Cost: Probes that relate to the overall cost-effectiveness system like reserved instance usage, proper instance sizing, any sort of unused, paid capacity, etc.

  • Architecture: Relates to the relative cost-effectiveness of the overall design and setup of the environment.
  • Support: Relates to the relative cost-effectiveness of the short-term supportability of the environment.
  • Maintenance: Relates to the relative cost-effectiveness of long-term maintenance costs.

Delivery: Probes that relate to the overall delivery of the system/end product like uptime, response times, SLAs, maximum concurrent sessions, etc.

  • Architecture: Relates to the robustness/stability of the overall design and setup of the environment.
  • Support: Relates to the robustness/stability of the environment and its impact on short-term supportability/management of the environment.
  • Maintenance: Relates to the robustness/stability of the environment and its impact on long-term maintenance costs.
Info: This is not an exact science, your weighting may differ, you can edit the plugin weights according to your needs.

For example:

If you have a probe which ensures our MySQL security patches are up-to-date. These could be a weightings example.

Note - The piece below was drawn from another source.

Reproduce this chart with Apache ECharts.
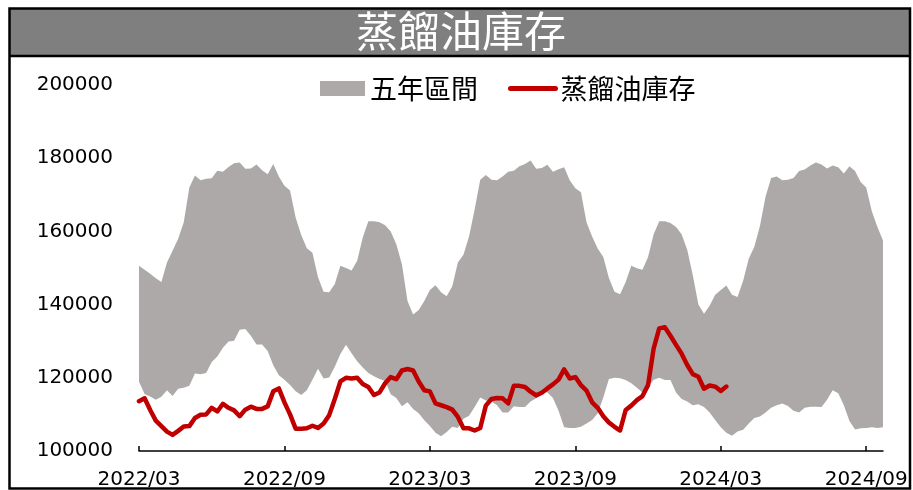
<!DOCTYPE html>
<html>
<head>
<meta charset="utf-8">
<title>蒸餾油庫存</title>
<script src="https://cdn.jsdelivr.net/npm/echarts@6/dist/echarts.min.js"></script>
<style>
  html, body { margin: 0; padding: 0; background: #fff; }
  #chart { width: 913px; height: 490px; }
</style>
</head>
<body>
<div id="chart"></div>
<script>
// weekly categories, 2022/03 onward
let startDate = new Date(Date.UTC(2022, 2, 1));
let weeks = [];
for (let i = 0; i < 134; i++) {
  let d = new Date(startDate.getTime() + i * 7 * 86400000);
  weeks.push(d.toISOString().slice(0, 10));
}
let tickLabels = ["2022/03", "2022/09", "2023/03", "2023/09", "2024/03", "2024/09"];
let tickStep = 26;

// 五年區間 upper / lower
let bandUpper = [
  150600, 149500, 148400, 147200, 146200, 151500, 154700, 158000, 162500, 172000,
  175300, 174000, 174400, 174500, 176600, 176300, 177600, 178600, 178800, 177100,
  177200, 178300, 176700, 175600, 178400, 175000, 172500, 171200, 163800, 159000,
  155400, 154200, 147500, 143500, 143400, 145600, 150600, 150000, 149300, 152000,
  158300, 162800, 162800, 162500, 161700, 160000, 156500, 151000, 141000, 137300,
  138500, 141000, 144000, 145300, 143400, 142300, 145000, 151500, 153600, 158600,
  166000, 174100, 175400, 174100, 174000, 175000, 176300, 176600, 177800, 178400,
  179400, 177100, 177300, 178200, 176300, 177000, 177500, 174000, 171800, 170700,
  162500, 158600, 155300, 153000, 147300, 143500, 142800, 146200, 150600, 149900,
  149500, 153000, 159200, 162800, 162800, 162300, 161200, 159200, 155000, 148000,
  140000, 137500, 139700, 142700, 144000, 145200, 142700, 142100, 146500, 152500,
  155800, 161500, 169500, 174600, 175000, 174000, 174100, 174600, 176500, 176900,
  178000, 178800, 178300, 177200, 178000, 177500, 175800, 177800, 176500, 173500,
  172000, 165500, 161200, 157500
];
let bandLower = [
  118900, 115600, 114900, 114000, 114800, 116600, 115000, 117000, 117300, 117800,
  121200, 121000, 121300, 124300, 125800, 128200, 129900, 130100, 133100, 133300,
  131500, 129100, 129100, 127300, 123400, 120700, 119500, 118000, 116300, 115300,
  116600, 119500, 122500, 119800, 120100, 123000, 126500, 129000, 126700, 124500,
  122800, 121300, 120400, 119700, 119100, 115500, 114500, 112200, 113300, 111500,
  110300, 108400, 106800, 105000, 104000, 105200, 106600, 106300, 108800, 109600,
  112000, 114600, 113800, 113500, 112500, 110500, 110500, 112200, 112000, 112000,
  113500, 114400, 116500, 116000, 114500, 111000, 106500, 106300, 106300, 106600,
  107500, 108500, 110300, 114600, 119700, 120000, 119900, 119400, 118500, 117300,
  116000, 117500, 119500, 120000, 119400, 119400, 116000, 114200, 113500, 112500,
  112800, 112000, 110500, 108500, 106500, 105000, 104200, 105300, 105800, 107500,
  109000, 109400, 110500, 111800, 112500, 113000, 112300, 111000, 110500, 111800,
  112100, 112100, 112000, 114000, 116600, 115800, 112500, 108200, 105900, 106200,
  106300, 106500, 106300, 106500
];

// 蒸餾油庫存
let distillate = [
  113600, 114400, 111200, 108300, 106800, 105300, 104400, 105500, 106700, 106800,
  109000, 109900, 110000, 111800, 110800, 112900, 111800, 111100, 109500, 111300,
  112100, 111500, 111500, 112200, 116300, 117100, 113300, 110000, 106100, 106100,
  106200, 106900, 106300, 107500, 109800, 114200, 119000, 120000, 119800, 120000,
  118300, 117500, 115300, 116000, 118500, 120200, 119600, 122000, 122400, 122000,
  119000, 116600, 116300, 113000, 112500, 112000, 111300, 109300, 106200, 106200,
  105600, 106300, 112400, 114200, 114500, 114400, 113000, 117800, 117800, 117500,
  116200, 115200, 115900, 117100, 118200, 119500, 122300, 119800, 120200, 118000,
  116500, 113300, 111800, 109500, 107800, 106600, 105600, 111200, 112400, 113900,
  115000, 118000, 128000, 133500, 133800, 131500, 129000, 126600, 123500, 121000,
  120300, 117000, 117900, 117600, 116400, 117600
];

let bandRange = bandUpper.map((v, i) => v - bandLower[i]);

let bandColor = "#ADA9A9";
let lineColor = "#C00000";
let labelFont = "DejaVu Sans";
let cjkFont = "Noto Sans CJK TC";

let myChart = echarts.init(document.getElementById("chart"));
let option = {
  animation: false,
  backgroundColor: "#fff",
  title: {
    text: "蒸餾油庫存",
    left: 356,
    top: 10,
    padding: 0,
    z: 10,
    textStyle: {
      color: "#fff",
      fontSize: 42,
      fontWeight: "normal",
      fontFamily: cjkFont
    }
  },
  graphic: [
    {
      type: "rect",
      z: 1,
      shape: { x: 9, y: 9, width: 901, height: 46 },
      style: { fill: "#7F7F7F" }
    },
    {
      type: "line",
      z: 100,
      shape: { x1: 9, y1: 56, x2: 910, y2: 56 },
      style: { stroke: "#000", lineWidth: 2.5 }
    },
    {
      type: "rect",
      z: 100,
      shape: { x: 9.5, y: 8.5, width: 900.5, height: 480 },
      style: { fill: null, stroke: "#000", lineWidth: 2.5 }
    }
  ],
  legend: {
    left: 320,
    top: 75,
    padding: 0,
    itemWidth: 45,
    itemHeight: 15,
    itemGap: 30,
    textStyle: {
      fontSize: 27,
      color: "#000",
      fontFamily: cjkFont
    },
    data: [
      { name: "五年區間", icon: "rect", itemStyle: { color: bandColor } },
      {
        name: "蒸餾油庫存",
        itemStyle: { opacity: 0 },
        lineStyle: { color: lineColor, width: 5, cap: "round" }
      }
    ]
  },
  grid: {
    left: 139,
    right: 30,
    top: 85,
    bottom: 37,
    containLabel: false
  },
  xAxis: {
    type: "category",
    boundaryGap: false,
    data: weeks,
    axisLine: {
      lineStyle: { color: "#000", width: 1.5 }
    },
    axisTick: {
      inside: true,
      length: 5,
      interval: (index) => index % tickStep === 0,
      lineStyle: { color: "#000", width: 1.5 }
    },
    axisLabel: {
      interval: (index) => index % tickStep === 0,
      margin: 19,
      fontSize: 20,
      color: "#000",
      fontFamily: labelFont,
      formatter: (value) => {
        let idx = weeks.indexOf(value);
        return tickLabels[idx / tickStep] || "";
      }
    },
    splitLine: { show: false }
  },
  yAxis: {
    type: "value",
    min: 100000,
    max: 200000,
    interval: 20000,
    axisLine: { show: false },
    axisTick: { show: false },
    splitLine: { show: false },
    axisLabel: {
      margin: 26,
      fontSize: 20,
      color: "#000",
      fontFamily: labelFont,
      formatter: (v) => String(v)
    }
  },
  series: [
    {
      name: "bandBase",
      type: "line",
      stack: "band",
      data: bandLower,
      symbol: "none",
      lineStyle: { width: 0, opacity: 0 },
      silent: true,
      z: 1
    },
    {
      name: "五年區間",
      type: "line",
      stack: "band",
      data: bandRange,
      symbol: "none",
      itemStyle: { color: bandColor },
      lineStyle: { width: 0, opacity: 0 },
      areaStyle: { color: bandColor, opacity: 1 },
      z: 1
    },
    {
      name: "蒸餾油庫存",
      type: "line",
      data: distillate,
      symbol: "none",
      itemStyle: { color: lineColor },
      lineStyle: { color: lineColor, width: 4.5, cap: "round", join: "round" },
      z: 3
    }
  ]
};
myChart.setOption(option);
window.addEventListener("resize", () => {
  myChart.resize();
});
</script>
</body>
</html>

sub-category security cost delivery
Architecture 0 0 0
Support 0.75 0 0
Maintenance 0.75 0 0
Info: Probes with 0 as a weighting, don't get counted on the weight average percentage.

We generally try to avoid “double counting” on probe weightings (i.e. one could argue that security patching also has an impact on delivery and/or cost, but it is primarily a security issue) unless the issue is so severe that it warrants doing so to raise it to the top of our list. Likewise, when the impact is spread evenly across sub-categories, we try to just split the weight evenly between them.

As a rule of thumb, a highly impactful probe will have a total score total of 2.5+. A probe of average importance will be weighted in the 1.5 - 2.5 range. A probe of low importance will range between 0.5 - 1.5 in weighting.